AT&T failed to convince a federal judge in Connecticut to vacate a legal precedent declaring that U-verse TV is a cable service.
The telecommunications company petitioned the U.S. District Court for the District of Connecticut to declare as moot that court's July 26, 2007, ruling striking down a finding by the Connecticut Department of Public Utility Control from 2006.
Those regulators, in an action unique among state utility boards, proactively examined the Internet-delivered U-verse TV service. They came to the controversial conclusion that U-verse, because it delivers video in bits and bytes via the Internet and not in a continuous stream, does not meet the definition of a cable service.
AT&T has consistently argued that U-verse is not a cable service and should not be regulated as such. But Judge Janet Bond Arterton ruled that U-verse does meet the legal definition of a cable service.
The most recent AT&T motion asked the judge to amend her final judgment, arguing that the whole dispute became moot in October of last year when the Connecticut legislature approved its state franchising bill. The new legislation created video franchise regulation. That regulation did not rely on a legally defining U-verse in order to for AT&T to qualify to deliver video in the state.
AT&T has asked that the Federal Communications Commission or a court rule that U-verse is not a cable service, per the federal Cable Act, requiring franchises.

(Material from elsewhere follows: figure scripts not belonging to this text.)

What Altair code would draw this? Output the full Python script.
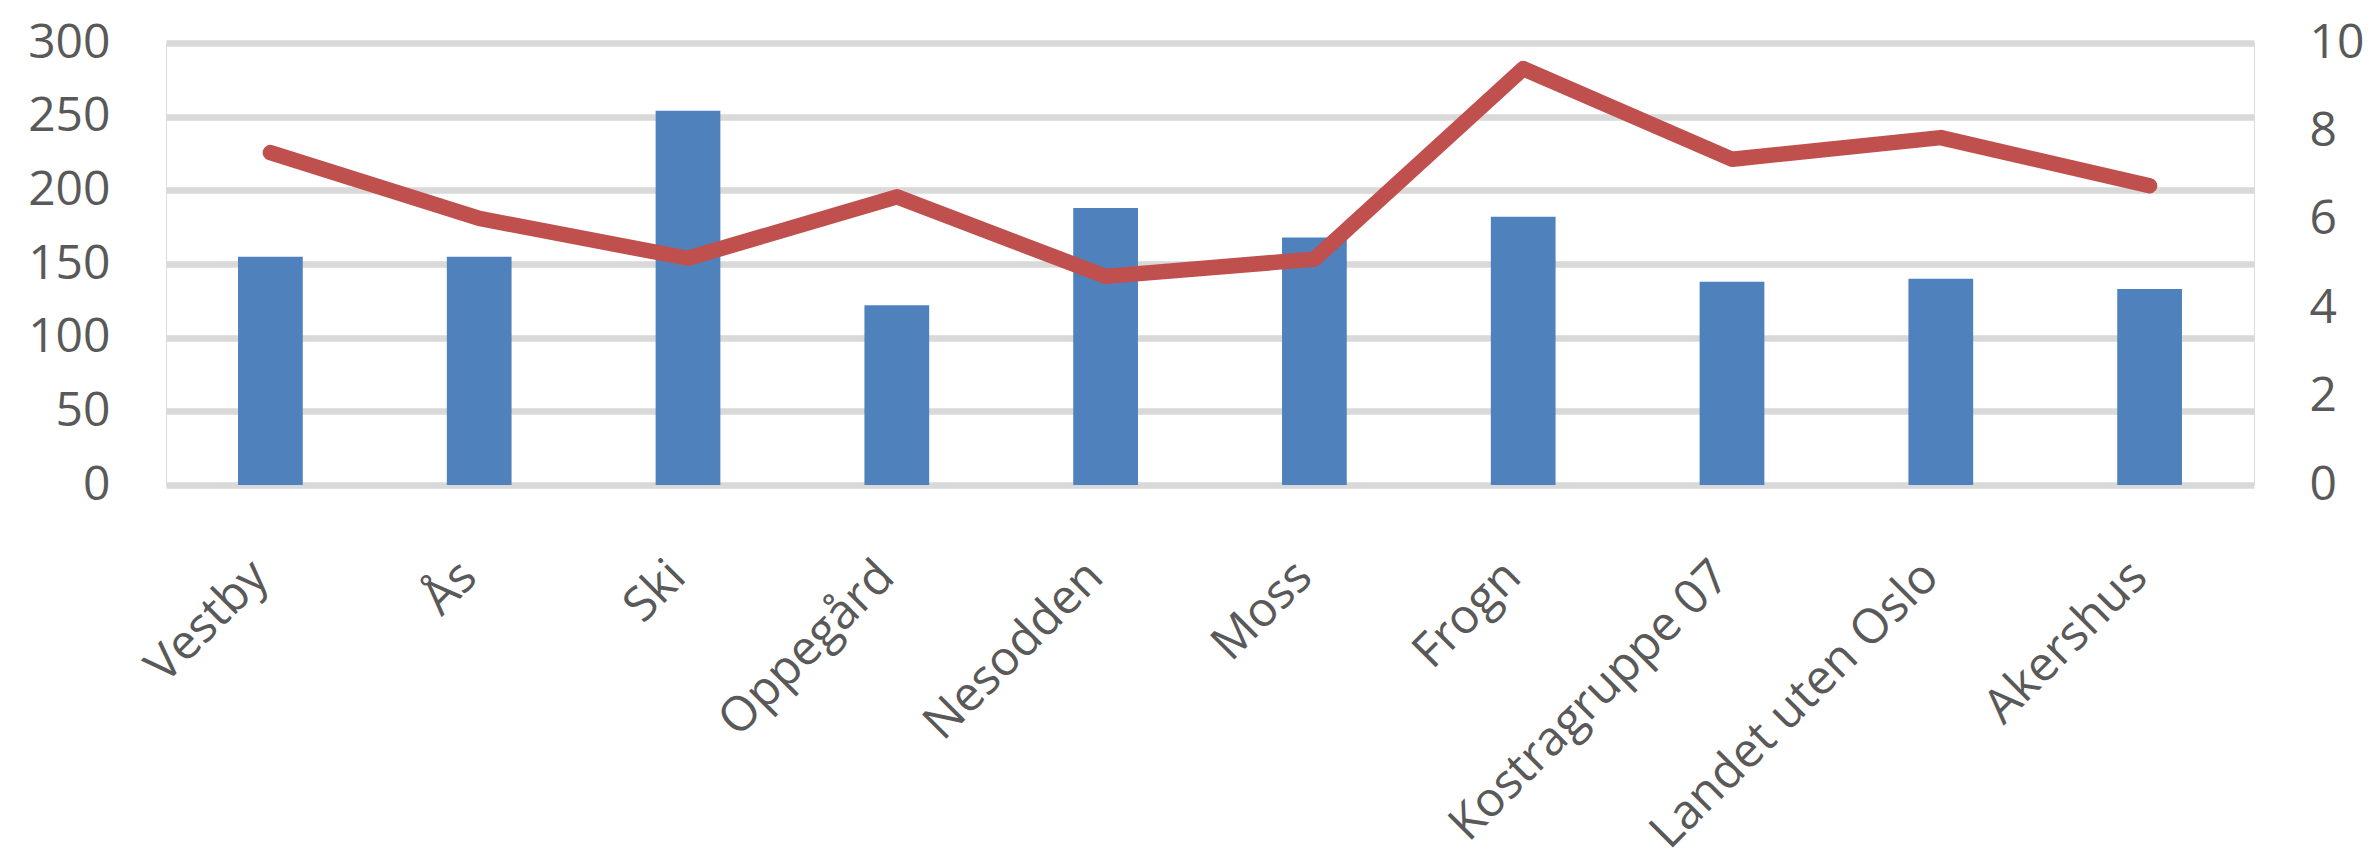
import altair as alt
import pandas as pd

categories = ["Vestby", "Ås", "Ski", "Oppegård", "Nesodden", "Moss", "Frogn",
              "Kostragruppe 07", "Landet uten Oslo", "Akershus"]
bar_values = [155, 155, 254, 122, 188, 168, 182, 138, 140, 133]
line_values = [7.52, 6.03, 5.13, 6.52, 4.72, 5.11, 9.42, 7.37, 7.86, 6.77]
left_ticks = [0, 50, 100, 150, 200, 250, 300]
right_ticks = [0, 2, 4, 6, 8, 10]

df = pd.DataFrame({"kategori": categories, "bar": bar_values, "line": line_values})

FONT = "Open Sans"
TXT = "#595959"

x = alt.X("kategori:N", sort=categories, title=None,
          scale=alt.Scale(paddingInner=0.69, paddingOuter=0.345),
          axis=alt.Axis(labelAngle=-45, labelAlign="right", labelBaseline="alphabetic",
                        labelPadding=94, ticks=False, tickSize=0, domain=False,
                        labelFontSize=48, labelColor=TXT, labelFont=FONT,
                        labelOverlap=False, labelLimit=0))

bars = alt.Chart(df).mark_bar(color="#4F81BD").encode(
    x=x,
    y=alt.Y("bar:Q", title=None,
            scale=alt.Scale(domain=[0, 300], nice=False, zero=True),
            axis=alt.Axis(values=left_ticks, orient="left", grid=True,
                          gridColor="#D9D9D9", gridWidth=6.5, domain=False,
                          ticks=False, tickSize=0, labelPadding=56,
                          labelFontSize=48, labelColor=TXT, labelFont=FONT)),
)

line = alt.Chart(df).mark_line(color="#C0504D", strokeWidth=15.5,
                               strokeCap="round", strokeJoin="round").encode(
    x=x,
    y=alt.Y("line:Q", title=None,
            scale=alt.Scale(domain=[0, 10], nice=False, zero=True),
            axis=alt.Axis(values=right_ticks, orient="right", grid=False,
                          domain=False, ticks=False, tickSize=0, labelPadding=55,
                          labelFontSize=48, labelColor=TXT, labelFont=FONT)),
)

chart = alt.layer(bars, line).resolve_scale(y="independent").properties(
    width=2088, height=442,
    autosize=alt.AutoSizeParams(type="none"),
    padding={"left": 158, "top": 35, "right": 117, "bottom": 378},
).configure_view(stroke=None).configure(font=FONT, background="white")

chart.save("out.html", embed_options={"renderer": "svg", "actions": False})
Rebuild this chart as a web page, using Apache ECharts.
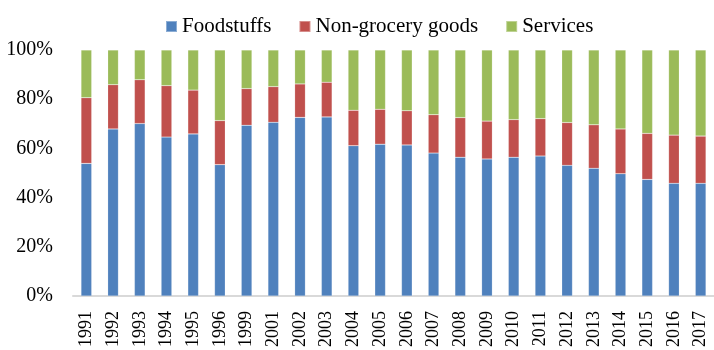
<!DOCTYPE html>
<html>
<head>
<meta charset="utf-8">
<script src="https://cdn.jsdelivr.net/npm/echarts@6/dist/echarts.min.js"></script>
<style>
  html, body { margin: 0; padding: 0; background: #fff; }
  #chart { width: 714px; height: 350px; }
</style>
</head>
<body>
<div id="chart"></div>
<script>
// years on the x axis
var years = ['1991', '1992', '1993', '1994', '1995', '1996', '1999', '2001', '2002', '2003',
  '2004', '2005', '2006', '2007', '2008', '2009', '2010', '2011', '2012', '2013',
  '2014', '2015', '2016', '2017'];

// shares in %
var foodstuffs = [53.9, 67.9, 70.1, 64.6, 65.9, 53.4, 69.4, 70.6, 72.6, 72.8,
  61.1, 61.7, 61.4, 58.1, 56.4, 55.7, 56.4, 56.9, 53.1, 51.9,
  49.7, 47.4, 45.8, 45.8];
var nonGrocery = [26.7, 18.0, 17.8, 20.9, 17.8, 17.9, 14.9, 14.5, 13.6, 14.1,
  14.4, 14.2, 13.9, 15.6, 16.1, 15.4, 15.3, 15.2, 17.4, 17.7,
  18.2, 18.7, 19.6, 19.2];
var services = [19.4, 14.1, 12.1, 14.5, 16.3, 28.7, 15.7, 14.9, 13.8, 13.1,
  24.5, 24.1, 24.7, 26.3, 27.5, 28.9, 28.3, 27.9, 29.5, 30.4,
  32.1, 33.9, 34.6, 35.0];

var yTicks = [0, 20, 40, 60, 80, 100];

var chart = echarts.init(document.getElementById('chart'));
var font = 'Liberation Serif, Times New Roman, serif';

function barSeries(name, data, color) {
  return {
    name: name,
    type: 'bar',
    stack: 'total',
    barWidth: '40%',
    data: data,
    itemStyle: {
      color: color,
      borderColor: 'rgba(255,255,255,0.35)',
      borderWidth: 0.5
    }
  };
}

var option = {
  animation: false,
  color: ['#4F81BD', '#C0504D', '#9BBB59'],
  legend: {
    top: 11,
    left: 160,
    itemWidth: 11,
    itemHeight: 11,
    itemGap: 27,
    icon: 'rect',
    textStyle: { fontFamily: font, fontSize: 21, color: '#000' },
    data: ['Foodstuffs', 'Non-grocery goods', 'Services']
  },
  grid: {
    left: 73,
    right: 0,
    top: 50,
    bottom: 54
  },
  xAxis: {
    type: 'category',
    data: years,
    axisLine: { lineStyle: { color: '#d9d9d9', width: 2 } },
    axisTick: { show: false },
    axisLabel: {
      rotate: 90,
      margin: 15,
      interval: 0,
      color: '#000',
      fontFamily: font,
      fontSize: 18
    }
  },
  yAxis: {
    type: 'value',
    min: yTicks[0],
    max: yTicks[yTicks.length - 1],
    interval: 20,
    splitLine: { show: false },
    axisLine: { show: false },
    axisTick: { show: false },
    axisLabel: {
      margin: 20,
      color: '#000',
      fontFamily: font,
      fontSize: 20,
      formatter: '{value}%'
    }
  },
  series: [
    barSeries('Foodstuffs', foodstuffs, '#4F81BD'),
    barSeries('Non-grocery goods', nonGrocery, '#C0504D'),
    barSeries('Services', services, '#9BBB59')
  ]
};

chart.setOption(option);
</script>
</body>
</html>
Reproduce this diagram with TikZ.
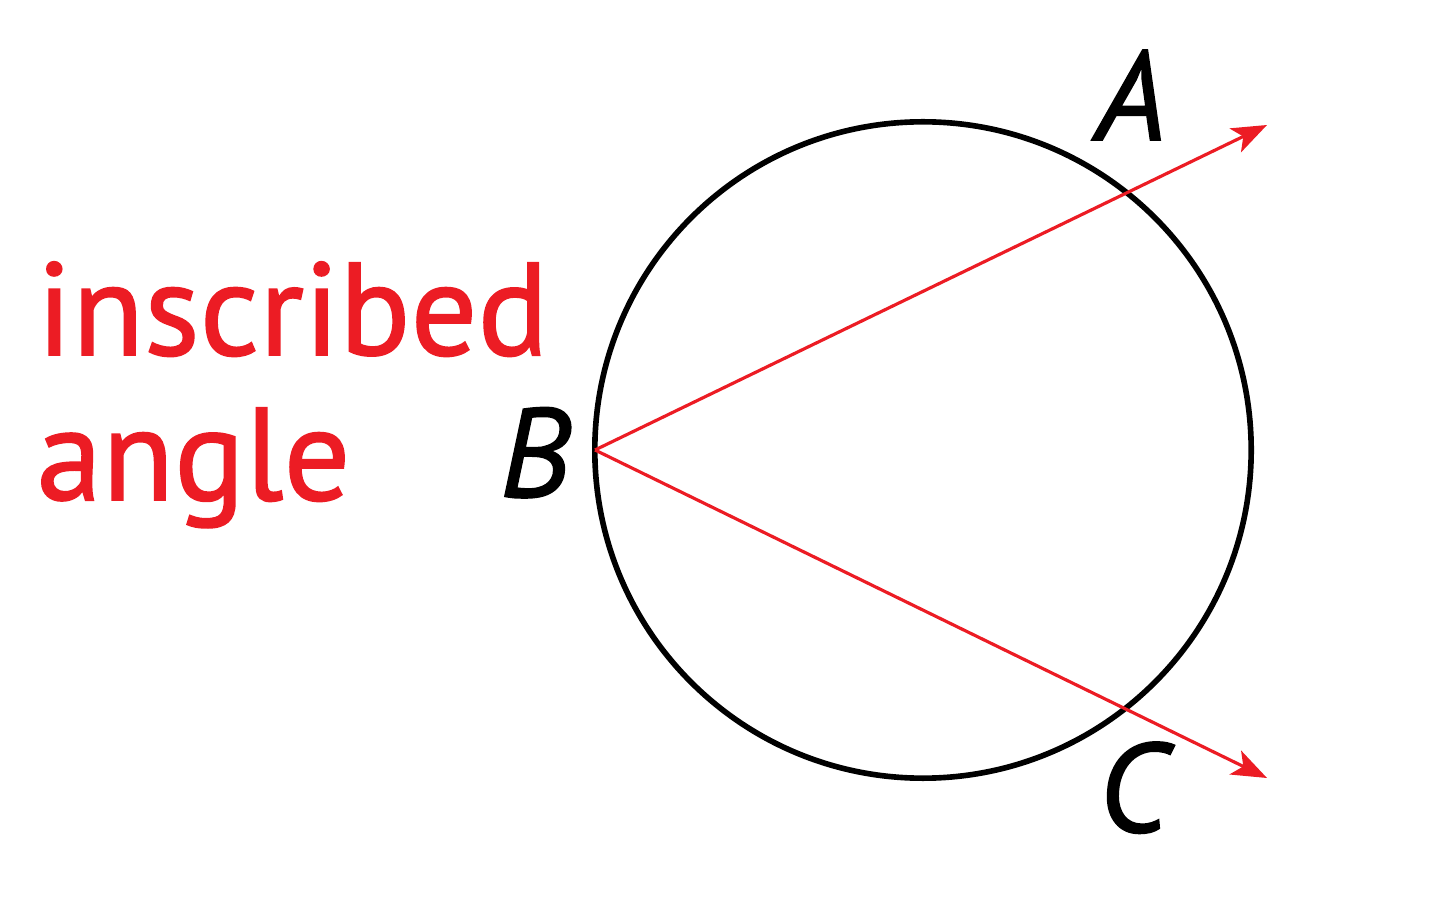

It has yet to get that ruling.
But the court, in a ruling issued July 10, decided that while the state franchising law resolved the issue of franchising, there are “live issues” that will remain until the FCC or a court decides that elements of the Cable Act do or don't apply to AT&T's video service.
Therefore, Judge Arterton refused to amend her previous rulings.
Commenting on the court's latest ruling, Paul Cianelli, president of the New England Cable Television Association, said: “In light of the United States District Court's recent ruling against it, AT&T's claim that its U-verse service is not cable television is taking on an ‘Alice in Wonderland’ quality. For the sake of consumers and communities who are missing out on the protections and benefits normally required of cable companies, we hope AT&T will accept reality, compete on a level playing field and contribute its fair share to Connecticut's citizens.”